Task brief: In the entries below, find the line containing "Emit a Python" and the line containing "import plotly.graph_objects as go". Copy those two lines and everything between them exactly, without the pictures.

═══

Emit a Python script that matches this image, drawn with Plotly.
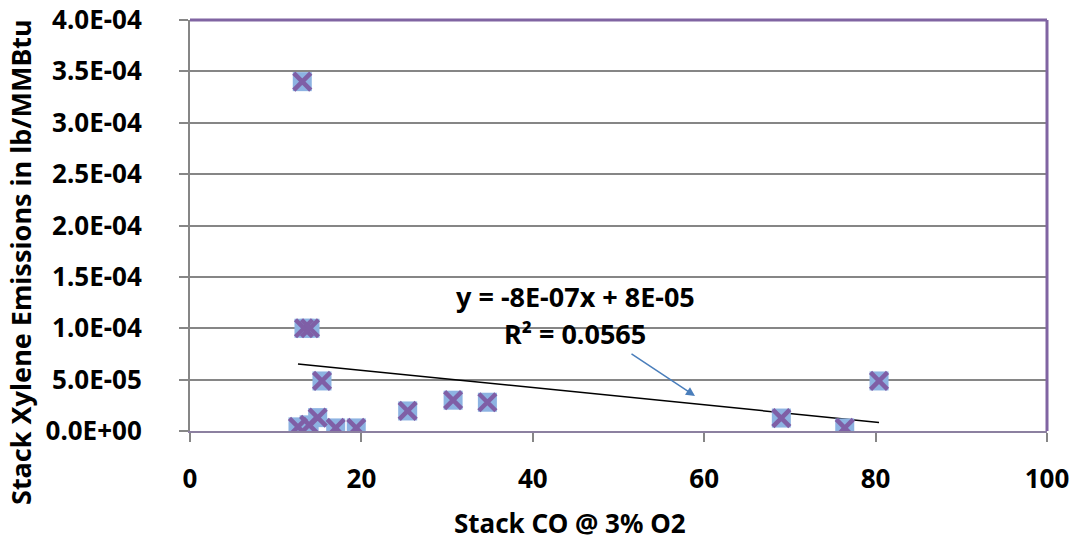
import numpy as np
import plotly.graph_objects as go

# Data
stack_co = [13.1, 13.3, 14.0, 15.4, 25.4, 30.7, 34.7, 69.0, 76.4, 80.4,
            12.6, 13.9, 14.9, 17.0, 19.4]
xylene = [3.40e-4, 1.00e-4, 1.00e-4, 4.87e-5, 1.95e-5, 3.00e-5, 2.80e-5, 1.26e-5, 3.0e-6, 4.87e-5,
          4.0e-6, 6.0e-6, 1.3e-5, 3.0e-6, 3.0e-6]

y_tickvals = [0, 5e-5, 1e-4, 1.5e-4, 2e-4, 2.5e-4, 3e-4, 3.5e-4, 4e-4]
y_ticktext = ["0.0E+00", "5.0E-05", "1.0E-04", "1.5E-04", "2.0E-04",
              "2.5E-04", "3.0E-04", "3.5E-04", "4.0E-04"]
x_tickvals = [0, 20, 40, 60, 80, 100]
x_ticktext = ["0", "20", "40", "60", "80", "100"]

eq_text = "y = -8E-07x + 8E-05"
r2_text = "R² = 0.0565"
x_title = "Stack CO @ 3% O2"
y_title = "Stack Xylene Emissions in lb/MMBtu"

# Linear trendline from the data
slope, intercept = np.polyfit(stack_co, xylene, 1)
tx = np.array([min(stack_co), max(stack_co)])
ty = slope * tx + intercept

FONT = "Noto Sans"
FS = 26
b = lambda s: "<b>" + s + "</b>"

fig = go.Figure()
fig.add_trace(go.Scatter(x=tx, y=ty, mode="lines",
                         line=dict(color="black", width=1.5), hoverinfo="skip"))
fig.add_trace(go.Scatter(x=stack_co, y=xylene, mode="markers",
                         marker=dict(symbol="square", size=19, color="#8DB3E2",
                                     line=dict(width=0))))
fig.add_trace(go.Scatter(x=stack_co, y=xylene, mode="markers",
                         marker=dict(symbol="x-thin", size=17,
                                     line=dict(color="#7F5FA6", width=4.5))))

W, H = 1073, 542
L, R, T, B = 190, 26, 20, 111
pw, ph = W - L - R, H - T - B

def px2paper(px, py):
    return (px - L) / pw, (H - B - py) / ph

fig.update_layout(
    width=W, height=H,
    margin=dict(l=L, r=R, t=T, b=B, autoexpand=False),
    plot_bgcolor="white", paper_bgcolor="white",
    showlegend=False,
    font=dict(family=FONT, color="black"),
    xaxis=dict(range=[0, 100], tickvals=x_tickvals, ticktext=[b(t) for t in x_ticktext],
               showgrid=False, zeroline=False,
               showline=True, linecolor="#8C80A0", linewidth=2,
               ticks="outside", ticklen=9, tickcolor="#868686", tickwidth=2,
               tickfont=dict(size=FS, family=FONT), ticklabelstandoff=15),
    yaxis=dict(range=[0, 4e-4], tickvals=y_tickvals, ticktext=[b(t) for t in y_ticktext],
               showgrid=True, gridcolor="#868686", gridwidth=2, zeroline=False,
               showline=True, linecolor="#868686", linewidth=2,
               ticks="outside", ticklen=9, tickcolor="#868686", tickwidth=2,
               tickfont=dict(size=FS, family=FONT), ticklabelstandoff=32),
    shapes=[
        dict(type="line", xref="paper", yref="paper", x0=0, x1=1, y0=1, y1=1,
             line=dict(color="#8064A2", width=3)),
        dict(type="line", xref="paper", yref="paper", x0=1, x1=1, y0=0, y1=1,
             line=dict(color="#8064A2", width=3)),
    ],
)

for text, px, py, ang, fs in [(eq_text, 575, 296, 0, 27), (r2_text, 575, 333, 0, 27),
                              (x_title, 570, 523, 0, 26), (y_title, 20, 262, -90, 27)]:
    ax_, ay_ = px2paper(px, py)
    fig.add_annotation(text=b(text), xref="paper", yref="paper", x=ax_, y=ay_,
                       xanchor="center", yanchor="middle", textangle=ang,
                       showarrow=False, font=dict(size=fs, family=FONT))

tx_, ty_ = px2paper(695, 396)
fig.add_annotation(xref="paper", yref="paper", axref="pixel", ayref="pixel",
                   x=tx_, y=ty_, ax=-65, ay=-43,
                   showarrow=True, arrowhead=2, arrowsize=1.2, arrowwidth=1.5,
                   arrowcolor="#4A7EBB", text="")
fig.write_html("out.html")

═══

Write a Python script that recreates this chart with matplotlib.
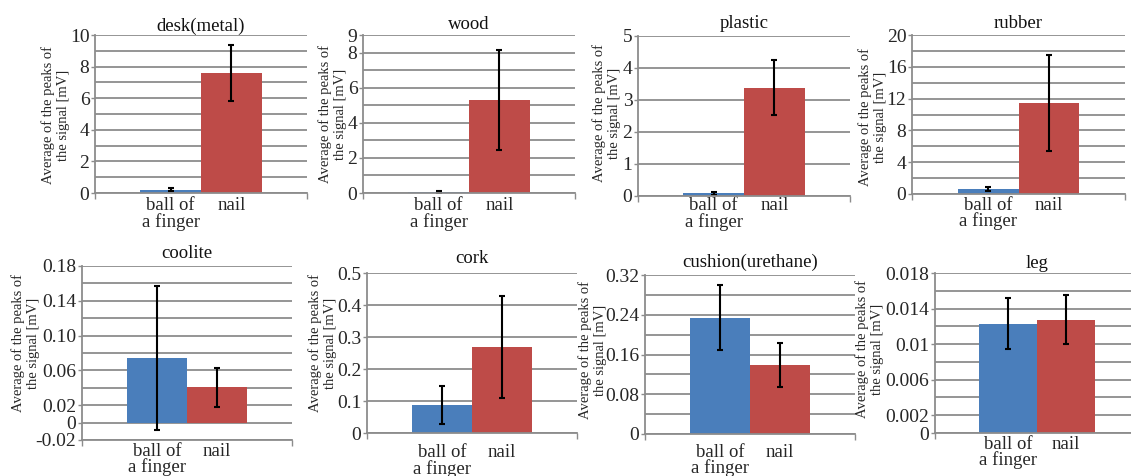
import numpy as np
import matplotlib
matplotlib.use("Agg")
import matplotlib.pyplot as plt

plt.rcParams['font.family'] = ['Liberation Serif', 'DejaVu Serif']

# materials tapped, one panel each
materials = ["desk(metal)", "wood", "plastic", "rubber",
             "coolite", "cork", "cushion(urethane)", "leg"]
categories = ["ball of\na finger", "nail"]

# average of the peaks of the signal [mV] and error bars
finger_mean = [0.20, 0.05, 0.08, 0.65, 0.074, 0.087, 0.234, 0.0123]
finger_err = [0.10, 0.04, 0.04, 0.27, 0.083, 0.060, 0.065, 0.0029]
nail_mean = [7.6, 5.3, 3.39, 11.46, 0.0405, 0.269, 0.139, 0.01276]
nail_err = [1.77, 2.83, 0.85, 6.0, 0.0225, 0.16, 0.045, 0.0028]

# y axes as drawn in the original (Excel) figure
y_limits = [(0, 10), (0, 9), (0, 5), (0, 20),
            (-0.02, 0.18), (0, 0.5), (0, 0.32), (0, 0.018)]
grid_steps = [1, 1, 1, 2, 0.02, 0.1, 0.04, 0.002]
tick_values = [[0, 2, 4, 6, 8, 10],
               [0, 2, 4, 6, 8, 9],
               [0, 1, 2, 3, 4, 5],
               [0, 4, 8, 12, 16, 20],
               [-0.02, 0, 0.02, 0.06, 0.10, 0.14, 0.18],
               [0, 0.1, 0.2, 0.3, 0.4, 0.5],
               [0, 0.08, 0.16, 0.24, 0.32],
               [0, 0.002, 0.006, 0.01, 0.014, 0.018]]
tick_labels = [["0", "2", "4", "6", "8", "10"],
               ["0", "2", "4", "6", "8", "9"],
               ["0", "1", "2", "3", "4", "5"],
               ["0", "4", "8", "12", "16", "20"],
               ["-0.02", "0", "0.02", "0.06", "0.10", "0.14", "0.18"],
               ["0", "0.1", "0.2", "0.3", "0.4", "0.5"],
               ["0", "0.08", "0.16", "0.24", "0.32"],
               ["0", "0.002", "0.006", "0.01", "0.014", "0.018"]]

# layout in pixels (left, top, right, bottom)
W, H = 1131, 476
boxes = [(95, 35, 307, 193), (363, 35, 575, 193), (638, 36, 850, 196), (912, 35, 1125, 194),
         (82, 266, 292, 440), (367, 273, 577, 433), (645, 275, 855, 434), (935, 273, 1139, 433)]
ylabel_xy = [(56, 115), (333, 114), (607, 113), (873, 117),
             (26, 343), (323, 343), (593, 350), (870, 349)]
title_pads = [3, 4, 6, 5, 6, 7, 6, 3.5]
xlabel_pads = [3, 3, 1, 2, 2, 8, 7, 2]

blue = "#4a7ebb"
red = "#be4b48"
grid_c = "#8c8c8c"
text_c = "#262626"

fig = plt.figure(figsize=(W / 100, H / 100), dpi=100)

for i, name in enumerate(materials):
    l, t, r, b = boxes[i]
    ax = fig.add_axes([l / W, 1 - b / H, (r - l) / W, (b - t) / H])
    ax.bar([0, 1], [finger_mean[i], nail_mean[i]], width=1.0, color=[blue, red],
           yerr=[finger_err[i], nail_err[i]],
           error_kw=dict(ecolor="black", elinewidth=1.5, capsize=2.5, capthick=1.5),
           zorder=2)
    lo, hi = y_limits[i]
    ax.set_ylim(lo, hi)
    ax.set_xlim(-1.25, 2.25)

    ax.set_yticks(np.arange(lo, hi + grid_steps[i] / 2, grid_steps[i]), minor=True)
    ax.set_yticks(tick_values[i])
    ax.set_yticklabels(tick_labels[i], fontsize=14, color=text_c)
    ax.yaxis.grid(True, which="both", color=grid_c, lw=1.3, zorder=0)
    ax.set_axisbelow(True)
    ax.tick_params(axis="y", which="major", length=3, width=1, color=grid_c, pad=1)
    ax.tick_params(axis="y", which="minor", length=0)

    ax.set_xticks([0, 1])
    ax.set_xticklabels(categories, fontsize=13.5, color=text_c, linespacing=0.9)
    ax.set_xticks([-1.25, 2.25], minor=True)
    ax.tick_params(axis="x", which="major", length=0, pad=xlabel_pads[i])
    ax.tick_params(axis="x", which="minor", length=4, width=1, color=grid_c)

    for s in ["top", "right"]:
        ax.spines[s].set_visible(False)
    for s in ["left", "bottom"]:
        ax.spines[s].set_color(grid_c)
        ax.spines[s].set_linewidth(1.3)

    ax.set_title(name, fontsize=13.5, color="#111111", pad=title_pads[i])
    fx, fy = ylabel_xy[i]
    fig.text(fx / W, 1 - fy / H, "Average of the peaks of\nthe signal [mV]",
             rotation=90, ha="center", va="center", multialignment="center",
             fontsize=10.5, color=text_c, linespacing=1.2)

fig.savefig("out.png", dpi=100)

═══

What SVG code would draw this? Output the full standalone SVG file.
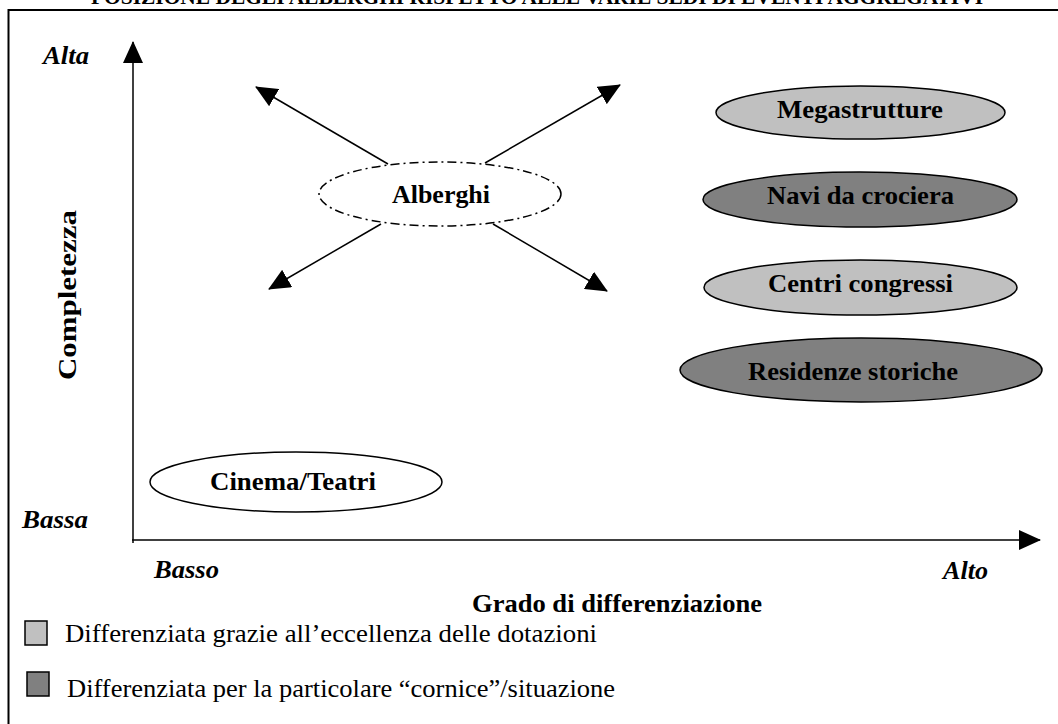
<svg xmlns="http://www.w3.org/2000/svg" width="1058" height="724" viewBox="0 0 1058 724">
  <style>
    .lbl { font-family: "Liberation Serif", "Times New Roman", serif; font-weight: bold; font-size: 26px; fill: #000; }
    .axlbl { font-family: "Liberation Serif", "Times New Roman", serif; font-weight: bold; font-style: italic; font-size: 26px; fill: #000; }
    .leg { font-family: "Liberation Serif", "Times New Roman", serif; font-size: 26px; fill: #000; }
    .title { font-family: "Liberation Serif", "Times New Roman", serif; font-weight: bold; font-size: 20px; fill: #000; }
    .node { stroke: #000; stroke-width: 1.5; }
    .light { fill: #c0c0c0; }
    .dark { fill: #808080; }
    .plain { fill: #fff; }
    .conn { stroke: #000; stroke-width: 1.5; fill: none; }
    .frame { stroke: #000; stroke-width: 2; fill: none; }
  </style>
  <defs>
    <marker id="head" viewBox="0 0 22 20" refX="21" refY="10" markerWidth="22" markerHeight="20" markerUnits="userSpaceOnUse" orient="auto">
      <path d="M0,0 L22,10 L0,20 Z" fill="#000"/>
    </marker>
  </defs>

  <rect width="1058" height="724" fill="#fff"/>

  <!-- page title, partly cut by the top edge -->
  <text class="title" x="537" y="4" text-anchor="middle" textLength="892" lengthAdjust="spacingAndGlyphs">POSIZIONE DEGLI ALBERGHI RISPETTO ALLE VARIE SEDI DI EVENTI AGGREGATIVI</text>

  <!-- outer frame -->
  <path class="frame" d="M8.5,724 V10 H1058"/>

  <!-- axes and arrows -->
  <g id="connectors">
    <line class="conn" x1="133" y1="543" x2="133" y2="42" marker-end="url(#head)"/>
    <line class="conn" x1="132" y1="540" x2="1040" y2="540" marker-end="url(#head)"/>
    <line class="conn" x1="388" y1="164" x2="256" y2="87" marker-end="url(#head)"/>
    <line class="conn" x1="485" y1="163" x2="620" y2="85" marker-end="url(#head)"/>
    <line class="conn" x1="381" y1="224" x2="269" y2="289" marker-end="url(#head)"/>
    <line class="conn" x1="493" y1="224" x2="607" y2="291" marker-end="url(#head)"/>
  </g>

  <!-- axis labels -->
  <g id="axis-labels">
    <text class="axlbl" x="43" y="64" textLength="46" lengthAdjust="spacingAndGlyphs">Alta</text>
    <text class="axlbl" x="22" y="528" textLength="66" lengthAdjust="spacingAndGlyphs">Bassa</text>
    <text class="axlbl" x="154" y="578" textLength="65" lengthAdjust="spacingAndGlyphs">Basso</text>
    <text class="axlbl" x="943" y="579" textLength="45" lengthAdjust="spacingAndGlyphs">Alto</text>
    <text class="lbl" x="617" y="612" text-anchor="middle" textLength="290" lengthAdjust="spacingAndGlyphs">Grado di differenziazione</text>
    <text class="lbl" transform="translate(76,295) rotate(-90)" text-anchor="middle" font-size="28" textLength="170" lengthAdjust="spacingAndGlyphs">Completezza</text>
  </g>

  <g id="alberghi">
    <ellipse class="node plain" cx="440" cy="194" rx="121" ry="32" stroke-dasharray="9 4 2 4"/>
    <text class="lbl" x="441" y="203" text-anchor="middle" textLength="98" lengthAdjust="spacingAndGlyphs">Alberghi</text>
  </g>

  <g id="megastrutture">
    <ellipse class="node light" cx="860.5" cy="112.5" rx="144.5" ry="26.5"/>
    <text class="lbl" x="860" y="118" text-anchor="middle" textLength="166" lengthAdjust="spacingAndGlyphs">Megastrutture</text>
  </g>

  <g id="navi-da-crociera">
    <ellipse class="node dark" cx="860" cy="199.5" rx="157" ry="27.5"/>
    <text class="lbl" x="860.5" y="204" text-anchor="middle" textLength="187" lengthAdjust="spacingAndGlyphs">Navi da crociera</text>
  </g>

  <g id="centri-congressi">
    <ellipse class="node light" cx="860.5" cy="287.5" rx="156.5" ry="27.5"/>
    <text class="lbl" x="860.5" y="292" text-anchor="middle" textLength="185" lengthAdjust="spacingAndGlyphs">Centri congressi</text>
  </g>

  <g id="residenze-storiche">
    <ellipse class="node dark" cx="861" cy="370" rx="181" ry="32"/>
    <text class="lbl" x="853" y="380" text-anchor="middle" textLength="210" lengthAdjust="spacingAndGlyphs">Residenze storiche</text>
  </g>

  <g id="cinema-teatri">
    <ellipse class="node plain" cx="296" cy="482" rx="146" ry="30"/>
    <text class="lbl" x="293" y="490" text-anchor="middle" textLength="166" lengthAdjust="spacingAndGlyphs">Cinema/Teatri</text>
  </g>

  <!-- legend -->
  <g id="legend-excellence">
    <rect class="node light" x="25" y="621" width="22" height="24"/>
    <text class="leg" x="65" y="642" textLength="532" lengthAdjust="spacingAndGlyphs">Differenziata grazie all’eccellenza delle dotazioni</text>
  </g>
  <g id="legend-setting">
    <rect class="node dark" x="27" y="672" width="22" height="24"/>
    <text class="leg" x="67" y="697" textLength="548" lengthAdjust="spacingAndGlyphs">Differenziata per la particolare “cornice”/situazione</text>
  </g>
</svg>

═══

Result of this exercise:
Emit a Python script that matches this image, drawn with Plotly.
import numpy as np
import plotly.graph_objects as go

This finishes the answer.